**MATERIAL:**
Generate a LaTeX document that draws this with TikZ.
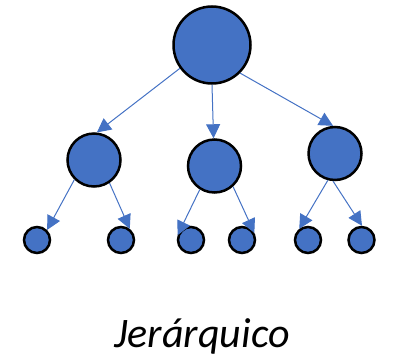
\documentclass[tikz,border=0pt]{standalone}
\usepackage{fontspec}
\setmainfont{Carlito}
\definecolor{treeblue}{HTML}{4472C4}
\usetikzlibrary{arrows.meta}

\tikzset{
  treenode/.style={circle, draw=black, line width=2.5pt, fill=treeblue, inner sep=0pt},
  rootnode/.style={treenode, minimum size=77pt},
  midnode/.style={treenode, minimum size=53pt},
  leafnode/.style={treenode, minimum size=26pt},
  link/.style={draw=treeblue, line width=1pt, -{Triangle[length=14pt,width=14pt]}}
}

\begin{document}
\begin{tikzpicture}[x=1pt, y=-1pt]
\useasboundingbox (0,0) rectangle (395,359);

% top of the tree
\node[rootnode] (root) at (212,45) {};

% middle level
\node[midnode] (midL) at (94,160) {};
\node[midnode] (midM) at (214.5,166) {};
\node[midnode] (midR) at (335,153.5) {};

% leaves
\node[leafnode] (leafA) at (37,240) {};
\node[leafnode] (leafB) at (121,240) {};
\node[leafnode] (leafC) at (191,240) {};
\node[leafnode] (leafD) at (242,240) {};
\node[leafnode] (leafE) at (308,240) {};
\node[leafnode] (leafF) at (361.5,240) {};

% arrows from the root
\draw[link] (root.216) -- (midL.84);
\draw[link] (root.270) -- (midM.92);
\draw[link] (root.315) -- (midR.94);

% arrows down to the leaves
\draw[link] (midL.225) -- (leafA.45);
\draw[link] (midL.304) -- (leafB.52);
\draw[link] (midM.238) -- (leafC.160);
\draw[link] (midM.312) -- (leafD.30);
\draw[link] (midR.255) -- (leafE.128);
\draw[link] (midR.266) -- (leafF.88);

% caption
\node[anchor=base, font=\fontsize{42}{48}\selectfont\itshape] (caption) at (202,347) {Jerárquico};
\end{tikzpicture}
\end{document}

**EXERCISE BRIEF:** Copy the material above exactly and drop the pictures.

**RESULT FOR THIS EXERCISE:**
Generate a LaTeX document that draws this with TikZ.
\documentclass[tikz,border=0pt]{standalone}
\usepackage{fontspec}
\setmainfont{Carlito}
\definecolor{treeblue}{HTML}{4472C4}
\usetikzlibrary{arrows.meta}

\tikzset{
  treenode/.style={circle, draw=black, line width=2.5pt, fill=treeblue, inner sep=0pt},
  rootnode/.style={treenode, minimum size=77pt},
  midnode/.style={treenode, minimum size=53pt},
  leafnode/.style={treenode, minimum size=26pt},
  link/.style={draw=treeblue, line width=1pt, -{Triangle[length=14pt,width=14pt]}}
}

\begin{document}
\begin{tikzpicture}[x=1pt, y=-1pt]
\useasboundingbox (0,0) rectangle (395,359);

% top of the tree
\node[rootnode] (root) at (212,45) {};

% middle level
\node[midnode] (midL) at (94,160) {};
\node[midnode] (midM) at (214.5,166) {};
\node[midnode] (midR) at (335,153.5) {};

% leaves
\node[leafnode] (leafA) at (37,240) {};
\node[leafnode] (leafB) at (121,240) {};
\node[leafnode] (leafC) at (191,240) {};
\node[leafnode] (leafD) at (242,240) {};
\node[leafnode] (leafE) at (308,240) {};
\node[leafnode] (leafF) at (361.5,240) {};

% arrows from the root
\draw[link] (root.216) -- (midL.84);
\draw[link] (root.270) -- (midM.92);
\draw[link] (root.315) -- (midR.94);

% arrows down to the leaves
\draw[link] (midL.225) -- (leafA.45);
\draw[link] (midL.304) -- (leafB.52);
\draw[link] (midM.238) -- (leafC.160);
\draw[link] (midM.312) -- (leafD.30);
\draw[link] (midR.255) -- (leafE.128);
\draw[link] (midR.266) -- (leafF.88);

% caption
\node[anchor=base, font=\fontsize{42}{48}\selectfont\itshape] (caption) at (202,347) {Jerárquico};
\end{tikzpicture}
\end{document}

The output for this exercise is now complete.